§ Plotting code records:
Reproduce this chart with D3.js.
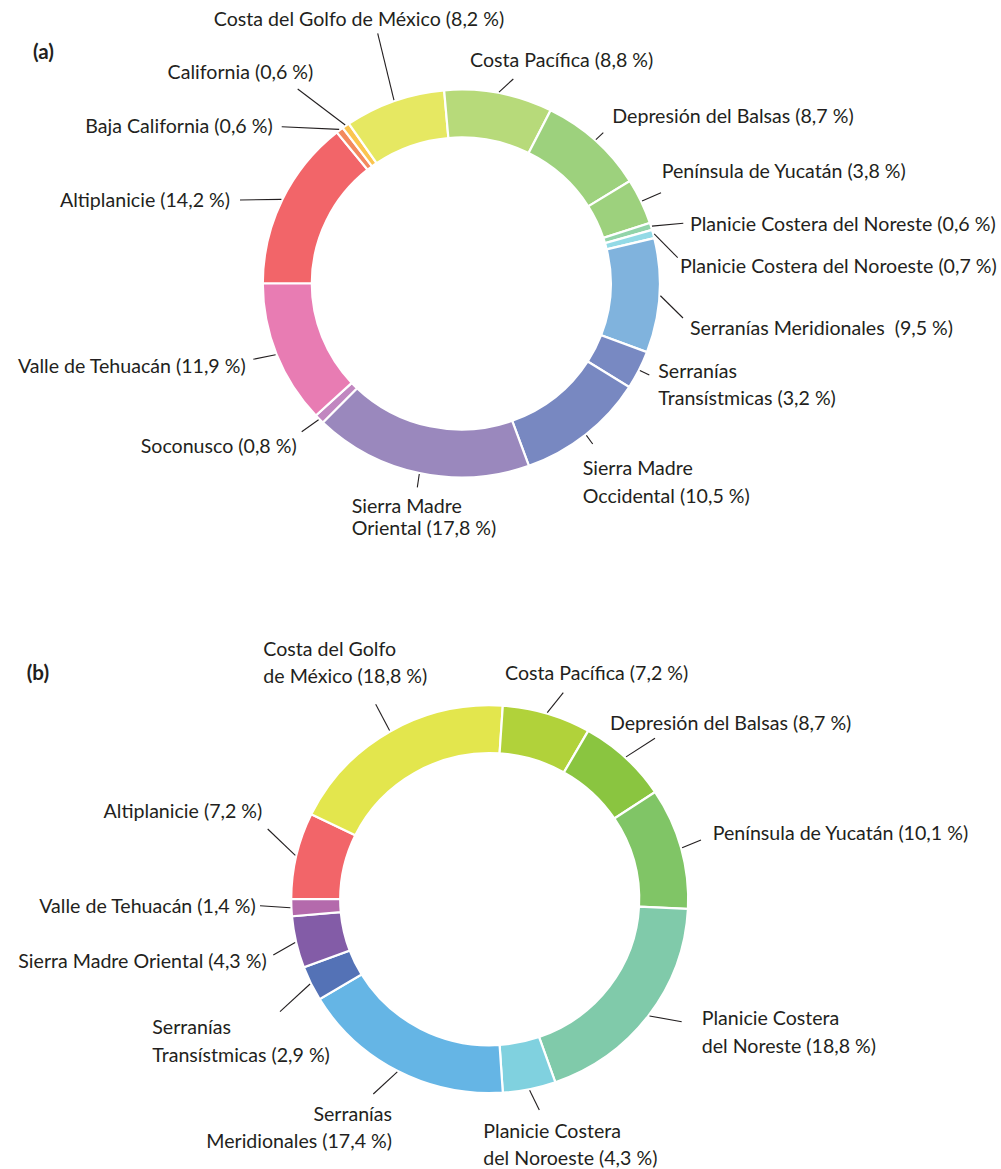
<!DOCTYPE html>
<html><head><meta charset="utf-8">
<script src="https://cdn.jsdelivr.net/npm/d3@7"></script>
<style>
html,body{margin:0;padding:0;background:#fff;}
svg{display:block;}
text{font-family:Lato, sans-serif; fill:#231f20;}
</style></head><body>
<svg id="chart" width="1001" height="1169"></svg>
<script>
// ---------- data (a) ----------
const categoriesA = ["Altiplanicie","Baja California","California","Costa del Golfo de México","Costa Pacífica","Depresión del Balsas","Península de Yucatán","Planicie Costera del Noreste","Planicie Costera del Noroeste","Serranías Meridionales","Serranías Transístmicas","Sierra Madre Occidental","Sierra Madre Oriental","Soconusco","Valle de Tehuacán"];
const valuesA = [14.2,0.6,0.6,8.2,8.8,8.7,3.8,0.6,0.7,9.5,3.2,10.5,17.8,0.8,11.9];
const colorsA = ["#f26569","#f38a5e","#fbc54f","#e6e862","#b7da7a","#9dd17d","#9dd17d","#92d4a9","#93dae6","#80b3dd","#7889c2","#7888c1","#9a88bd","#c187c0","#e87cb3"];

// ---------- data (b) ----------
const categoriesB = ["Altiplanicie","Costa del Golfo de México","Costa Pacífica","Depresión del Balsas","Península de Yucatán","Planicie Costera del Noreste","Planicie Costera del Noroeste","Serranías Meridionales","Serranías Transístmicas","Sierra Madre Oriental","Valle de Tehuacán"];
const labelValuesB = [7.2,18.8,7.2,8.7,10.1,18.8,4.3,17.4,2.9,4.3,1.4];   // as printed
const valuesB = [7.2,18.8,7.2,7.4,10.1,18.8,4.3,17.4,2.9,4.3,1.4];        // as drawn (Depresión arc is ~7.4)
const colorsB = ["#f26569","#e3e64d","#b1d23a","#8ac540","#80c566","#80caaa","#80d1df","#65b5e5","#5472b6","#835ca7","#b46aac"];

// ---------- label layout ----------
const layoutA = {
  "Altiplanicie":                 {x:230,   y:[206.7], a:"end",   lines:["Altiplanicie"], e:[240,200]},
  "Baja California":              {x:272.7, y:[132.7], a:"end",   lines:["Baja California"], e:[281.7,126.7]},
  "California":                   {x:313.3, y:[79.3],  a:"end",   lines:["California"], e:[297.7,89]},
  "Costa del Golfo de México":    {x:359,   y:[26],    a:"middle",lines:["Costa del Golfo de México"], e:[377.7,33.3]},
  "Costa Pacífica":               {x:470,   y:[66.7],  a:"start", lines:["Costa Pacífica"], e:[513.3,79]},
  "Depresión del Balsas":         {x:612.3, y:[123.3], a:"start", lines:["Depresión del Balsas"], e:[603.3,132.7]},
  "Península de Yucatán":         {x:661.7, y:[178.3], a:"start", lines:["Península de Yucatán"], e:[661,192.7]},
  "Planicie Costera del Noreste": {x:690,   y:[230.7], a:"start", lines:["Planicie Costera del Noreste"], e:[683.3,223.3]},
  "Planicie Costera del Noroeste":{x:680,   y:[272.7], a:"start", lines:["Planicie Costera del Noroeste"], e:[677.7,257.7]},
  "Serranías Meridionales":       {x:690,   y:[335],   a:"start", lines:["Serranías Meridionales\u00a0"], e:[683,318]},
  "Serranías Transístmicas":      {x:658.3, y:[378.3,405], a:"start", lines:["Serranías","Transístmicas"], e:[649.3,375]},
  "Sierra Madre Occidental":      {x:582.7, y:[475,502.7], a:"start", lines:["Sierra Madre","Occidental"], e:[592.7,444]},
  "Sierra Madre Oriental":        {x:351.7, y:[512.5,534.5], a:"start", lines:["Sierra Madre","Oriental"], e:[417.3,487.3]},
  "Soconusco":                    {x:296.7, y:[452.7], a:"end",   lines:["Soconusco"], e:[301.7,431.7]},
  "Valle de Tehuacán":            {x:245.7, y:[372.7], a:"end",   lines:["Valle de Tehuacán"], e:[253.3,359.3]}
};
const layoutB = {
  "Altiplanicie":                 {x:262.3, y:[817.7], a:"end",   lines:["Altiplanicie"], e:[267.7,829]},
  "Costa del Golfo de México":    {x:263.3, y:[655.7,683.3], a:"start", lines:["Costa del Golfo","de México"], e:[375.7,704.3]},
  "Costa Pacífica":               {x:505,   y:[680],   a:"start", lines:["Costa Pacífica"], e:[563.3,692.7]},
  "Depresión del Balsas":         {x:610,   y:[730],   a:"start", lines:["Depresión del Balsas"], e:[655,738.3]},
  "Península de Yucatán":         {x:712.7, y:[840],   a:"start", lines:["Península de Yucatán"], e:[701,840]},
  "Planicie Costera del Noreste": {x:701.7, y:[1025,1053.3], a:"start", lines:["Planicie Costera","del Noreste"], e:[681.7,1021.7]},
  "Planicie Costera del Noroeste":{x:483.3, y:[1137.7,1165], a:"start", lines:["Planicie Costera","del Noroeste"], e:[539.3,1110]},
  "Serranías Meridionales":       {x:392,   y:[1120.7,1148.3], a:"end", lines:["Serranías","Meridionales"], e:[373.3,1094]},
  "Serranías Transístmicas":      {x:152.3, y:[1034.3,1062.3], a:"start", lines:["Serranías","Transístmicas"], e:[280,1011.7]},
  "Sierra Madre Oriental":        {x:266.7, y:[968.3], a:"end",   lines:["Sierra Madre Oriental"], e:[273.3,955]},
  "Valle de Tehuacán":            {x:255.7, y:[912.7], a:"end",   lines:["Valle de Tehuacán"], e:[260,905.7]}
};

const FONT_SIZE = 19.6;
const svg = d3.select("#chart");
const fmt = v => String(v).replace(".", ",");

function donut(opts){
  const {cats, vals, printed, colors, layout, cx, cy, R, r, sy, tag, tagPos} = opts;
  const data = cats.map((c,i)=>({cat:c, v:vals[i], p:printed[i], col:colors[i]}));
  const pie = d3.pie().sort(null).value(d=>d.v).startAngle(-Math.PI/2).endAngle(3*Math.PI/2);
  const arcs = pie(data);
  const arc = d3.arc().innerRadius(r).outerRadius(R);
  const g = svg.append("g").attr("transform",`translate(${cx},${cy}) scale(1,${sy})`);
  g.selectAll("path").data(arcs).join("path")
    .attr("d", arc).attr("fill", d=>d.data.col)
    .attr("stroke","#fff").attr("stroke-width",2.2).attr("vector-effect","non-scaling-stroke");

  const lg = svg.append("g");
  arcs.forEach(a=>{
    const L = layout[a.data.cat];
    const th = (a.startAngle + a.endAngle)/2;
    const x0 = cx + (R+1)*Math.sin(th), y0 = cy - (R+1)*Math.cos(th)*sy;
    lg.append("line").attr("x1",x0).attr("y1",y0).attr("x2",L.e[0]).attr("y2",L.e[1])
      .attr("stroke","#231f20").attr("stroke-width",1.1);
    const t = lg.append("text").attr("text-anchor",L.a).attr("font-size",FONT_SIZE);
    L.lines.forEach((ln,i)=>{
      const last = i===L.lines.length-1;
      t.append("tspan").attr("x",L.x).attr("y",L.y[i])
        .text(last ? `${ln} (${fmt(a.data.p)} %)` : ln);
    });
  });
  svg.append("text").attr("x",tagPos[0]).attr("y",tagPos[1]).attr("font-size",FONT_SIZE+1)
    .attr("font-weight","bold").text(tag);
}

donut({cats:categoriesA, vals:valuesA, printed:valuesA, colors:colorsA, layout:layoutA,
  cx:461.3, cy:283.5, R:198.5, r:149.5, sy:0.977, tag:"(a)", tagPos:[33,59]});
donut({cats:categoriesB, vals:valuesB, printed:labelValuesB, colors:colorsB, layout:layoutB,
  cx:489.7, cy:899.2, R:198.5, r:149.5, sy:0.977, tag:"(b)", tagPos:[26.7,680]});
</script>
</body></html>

---

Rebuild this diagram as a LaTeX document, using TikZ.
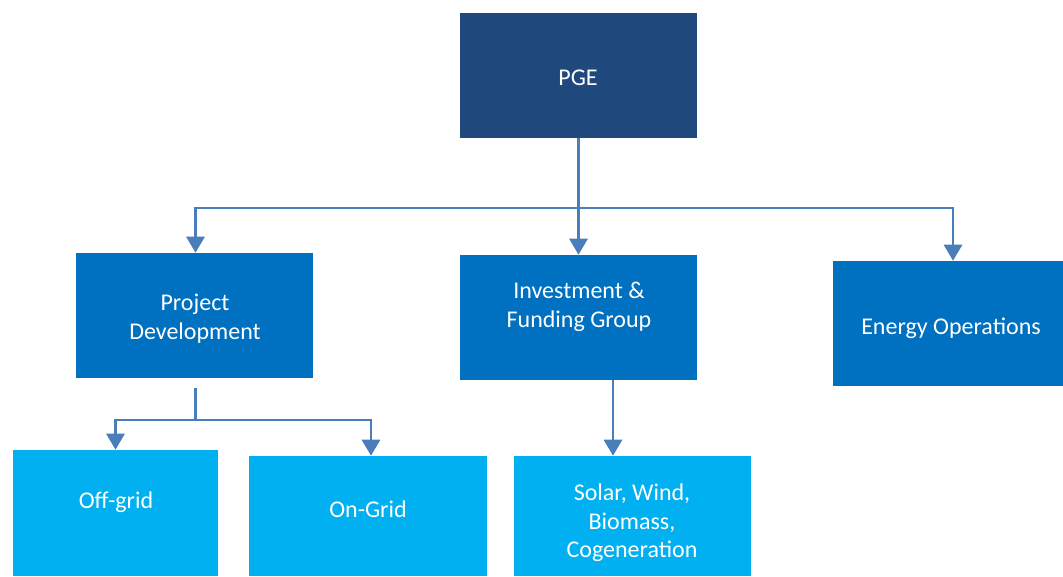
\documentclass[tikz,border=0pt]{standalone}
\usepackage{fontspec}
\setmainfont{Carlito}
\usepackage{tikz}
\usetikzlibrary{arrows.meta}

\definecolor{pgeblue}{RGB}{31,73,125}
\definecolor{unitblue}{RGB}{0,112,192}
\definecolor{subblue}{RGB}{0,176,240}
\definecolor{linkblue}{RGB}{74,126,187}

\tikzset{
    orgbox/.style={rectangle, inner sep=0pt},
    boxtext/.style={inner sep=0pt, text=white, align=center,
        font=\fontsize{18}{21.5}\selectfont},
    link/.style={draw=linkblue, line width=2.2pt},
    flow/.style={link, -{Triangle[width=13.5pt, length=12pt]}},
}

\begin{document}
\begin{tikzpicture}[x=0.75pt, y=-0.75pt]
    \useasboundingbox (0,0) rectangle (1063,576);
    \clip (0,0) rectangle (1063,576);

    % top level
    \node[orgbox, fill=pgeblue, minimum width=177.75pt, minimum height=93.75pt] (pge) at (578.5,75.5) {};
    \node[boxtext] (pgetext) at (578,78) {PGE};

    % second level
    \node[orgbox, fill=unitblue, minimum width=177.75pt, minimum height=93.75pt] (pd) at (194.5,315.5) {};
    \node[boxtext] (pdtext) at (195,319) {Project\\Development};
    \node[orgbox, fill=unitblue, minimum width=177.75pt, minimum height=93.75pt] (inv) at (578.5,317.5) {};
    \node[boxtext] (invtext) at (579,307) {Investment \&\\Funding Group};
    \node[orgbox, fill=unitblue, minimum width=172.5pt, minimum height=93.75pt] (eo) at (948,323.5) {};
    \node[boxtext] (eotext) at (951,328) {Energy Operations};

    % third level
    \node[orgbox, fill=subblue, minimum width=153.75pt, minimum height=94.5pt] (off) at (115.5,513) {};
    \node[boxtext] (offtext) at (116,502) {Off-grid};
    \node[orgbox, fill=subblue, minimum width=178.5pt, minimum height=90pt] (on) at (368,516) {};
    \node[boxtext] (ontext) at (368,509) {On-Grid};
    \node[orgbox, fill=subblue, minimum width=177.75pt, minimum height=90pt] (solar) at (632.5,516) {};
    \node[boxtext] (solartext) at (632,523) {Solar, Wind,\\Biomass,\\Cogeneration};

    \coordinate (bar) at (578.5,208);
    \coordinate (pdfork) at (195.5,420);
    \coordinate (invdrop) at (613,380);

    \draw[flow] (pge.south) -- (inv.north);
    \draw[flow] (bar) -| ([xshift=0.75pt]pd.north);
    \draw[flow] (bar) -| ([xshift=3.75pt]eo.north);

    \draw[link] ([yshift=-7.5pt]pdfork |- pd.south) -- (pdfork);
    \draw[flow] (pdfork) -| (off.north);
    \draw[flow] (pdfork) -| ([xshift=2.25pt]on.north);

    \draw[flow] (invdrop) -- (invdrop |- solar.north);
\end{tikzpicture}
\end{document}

==

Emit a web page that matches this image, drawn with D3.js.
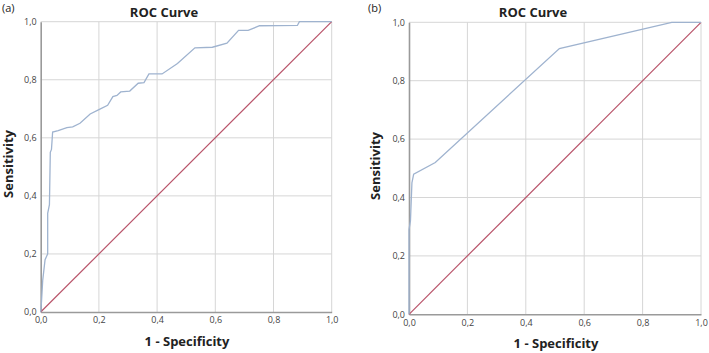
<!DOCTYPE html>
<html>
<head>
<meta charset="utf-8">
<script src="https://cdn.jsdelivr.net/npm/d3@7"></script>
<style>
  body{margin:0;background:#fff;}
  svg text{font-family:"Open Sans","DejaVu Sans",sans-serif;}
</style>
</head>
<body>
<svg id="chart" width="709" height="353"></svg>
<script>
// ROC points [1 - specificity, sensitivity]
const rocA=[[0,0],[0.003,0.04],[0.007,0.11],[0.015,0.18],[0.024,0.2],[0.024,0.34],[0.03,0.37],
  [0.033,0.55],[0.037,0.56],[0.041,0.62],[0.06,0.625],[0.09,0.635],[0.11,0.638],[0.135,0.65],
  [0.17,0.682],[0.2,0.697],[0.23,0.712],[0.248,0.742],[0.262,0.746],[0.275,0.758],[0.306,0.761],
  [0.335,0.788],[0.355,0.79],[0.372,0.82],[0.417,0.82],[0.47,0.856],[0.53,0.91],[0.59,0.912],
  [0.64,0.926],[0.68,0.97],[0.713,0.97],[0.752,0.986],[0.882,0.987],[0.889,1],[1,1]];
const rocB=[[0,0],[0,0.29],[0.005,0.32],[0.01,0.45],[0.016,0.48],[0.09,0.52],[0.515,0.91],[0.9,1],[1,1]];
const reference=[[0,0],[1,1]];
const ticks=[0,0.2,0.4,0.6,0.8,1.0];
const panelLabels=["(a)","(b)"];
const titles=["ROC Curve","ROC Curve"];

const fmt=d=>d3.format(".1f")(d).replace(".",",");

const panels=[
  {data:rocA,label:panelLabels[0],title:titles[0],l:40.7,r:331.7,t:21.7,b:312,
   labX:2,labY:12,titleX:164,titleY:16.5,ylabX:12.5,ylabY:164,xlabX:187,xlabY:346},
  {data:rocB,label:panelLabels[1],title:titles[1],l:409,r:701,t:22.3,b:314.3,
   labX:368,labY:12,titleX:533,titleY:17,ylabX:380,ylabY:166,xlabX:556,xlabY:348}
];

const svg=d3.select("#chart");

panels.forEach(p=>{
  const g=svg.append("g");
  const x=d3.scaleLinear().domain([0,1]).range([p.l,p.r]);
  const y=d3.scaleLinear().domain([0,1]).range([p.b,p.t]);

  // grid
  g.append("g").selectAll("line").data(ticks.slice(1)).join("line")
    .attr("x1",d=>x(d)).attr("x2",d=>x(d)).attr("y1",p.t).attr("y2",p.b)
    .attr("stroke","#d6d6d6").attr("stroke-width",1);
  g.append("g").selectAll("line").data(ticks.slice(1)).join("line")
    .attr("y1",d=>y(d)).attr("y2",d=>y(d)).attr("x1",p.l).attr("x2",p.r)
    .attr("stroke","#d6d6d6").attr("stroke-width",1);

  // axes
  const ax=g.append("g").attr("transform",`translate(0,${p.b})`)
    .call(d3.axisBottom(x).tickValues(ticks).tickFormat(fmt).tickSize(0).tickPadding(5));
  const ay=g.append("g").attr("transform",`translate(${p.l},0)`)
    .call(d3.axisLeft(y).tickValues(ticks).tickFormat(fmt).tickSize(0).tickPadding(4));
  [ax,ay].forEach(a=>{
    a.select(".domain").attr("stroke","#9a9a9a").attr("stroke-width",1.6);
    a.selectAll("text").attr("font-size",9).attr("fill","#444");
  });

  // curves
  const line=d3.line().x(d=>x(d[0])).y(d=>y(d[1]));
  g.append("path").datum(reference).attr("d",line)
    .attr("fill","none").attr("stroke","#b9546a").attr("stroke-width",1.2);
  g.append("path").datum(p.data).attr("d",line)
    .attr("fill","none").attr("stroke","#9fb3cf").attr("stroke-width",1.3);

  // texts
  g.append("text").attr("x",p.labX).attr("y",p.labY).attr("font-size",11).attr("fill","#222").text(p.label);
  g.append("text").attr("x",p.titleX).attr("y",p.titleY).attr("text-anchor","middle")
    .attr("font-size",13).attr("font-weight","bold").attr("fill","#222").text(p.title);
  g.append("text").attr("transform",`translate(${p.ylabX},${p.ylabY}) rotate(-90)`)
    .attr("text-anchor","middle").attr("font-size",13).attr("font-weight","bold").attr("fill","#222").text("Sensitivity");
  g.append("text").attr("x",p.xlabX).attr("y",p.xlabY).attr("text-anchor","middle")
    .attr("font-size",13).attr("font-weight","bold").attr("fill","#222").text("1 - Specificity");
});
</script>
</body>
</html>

§ REQUIRED WORK: Using the listing above, repeat word for word each line from the one with "Emit a web page" down to the one with "const y=d3.scaleLinear().domain([0,1]).range([p.b,p.t]);", both included. Omit all pictures.

§ SOLUTION FOR THIS EXERCISE:
Emit a web page that matches this image, drawn with D3.js.
<!DOCTYPE html>
<html>
<head>
<meta charset="utf-8">
<script src="https://cdn.jsdelivr.net/npm/d3@7"></script>
<style>
  body{margin:0;background:#fff;}
  svg text{font-family:"Open Sans","DejaVu Sans",sans-serif;}
</style>
</head>
<body>
<svg id="chart" width="709" height="353"></svg>
<script>
// ROC points [1 - specificity, sensitivity]
const rocA=[[0,0],[0.003,0.04],[0.007,0.11],[0.015,0.18],[0.024,0.2],[0.024,0.34],[0.03,0.37],
  [0.033,0.55],[0.037,0.56],[0.041,0.62],[0.06,0.625],[0.09,0.635],[0.11,0.638],[0.135,0.65],
  [0.17,0.682],[0.2,0.697],[0.23,0.712],[0.248,0.742],[0.262,0.746],[0.275,0.758],[0.306,0.761],
  [0.335,0.788],[0.355,0.79],[0.372,0.82],[0.417,0.82],[0.47,0.856],[0.53,0.91],[0.59,0.912],
  [0.64,0.926],[0.68,0.97],[0.713,0.97],[0.752,0.986],[0.882,0.987],[0.889,1],[1,1]];
const rocB=[[0,0],[0,0.29],[0.005,0.32],[0.01,0.45],[0.016,0.48],[0.09,0.52],[0.515,0.91],[0.9,1],[1,1]];
const reference=[[0,0],[1,1]];
const ticks=[0,0.2,0.4,0.6,0.8,1.0];
const panelLabels=["(a)","(b)"];
const titles=["ROC Curve","ROC Curve"];

const fmt=d=>d3.format(".1f")(d).replace(".",",");

const panels=[
  {data:rocA,label:panelLabels[0],title:titles[0],l:40.7,r:331.7,t:21.7,b:312,
   labX:2,labY:12,titleX:164,titleY:16.5,ylabX:12.5,ylabY:164,xlabX:187,xlabY:346},
  {data:rocB,label:panelLabels[1],title:titles[1],l:409,r:701,t:22.3,b:314.3,
   labX:368,labY:12,titleX:533,titleY:17,ylabX:380,ylabY:166,xlabX:556,xlabY:348}
];

const svg=d3.select("#chart");

panels.forEach(p=>{
  const g=svg.append("g");
  const x=d3.scaleLinear().domain([0,1]).range([p.l,p.r]);
  const y=d3.scaleLinear().domain([0,1]).range([p.b,p.t]);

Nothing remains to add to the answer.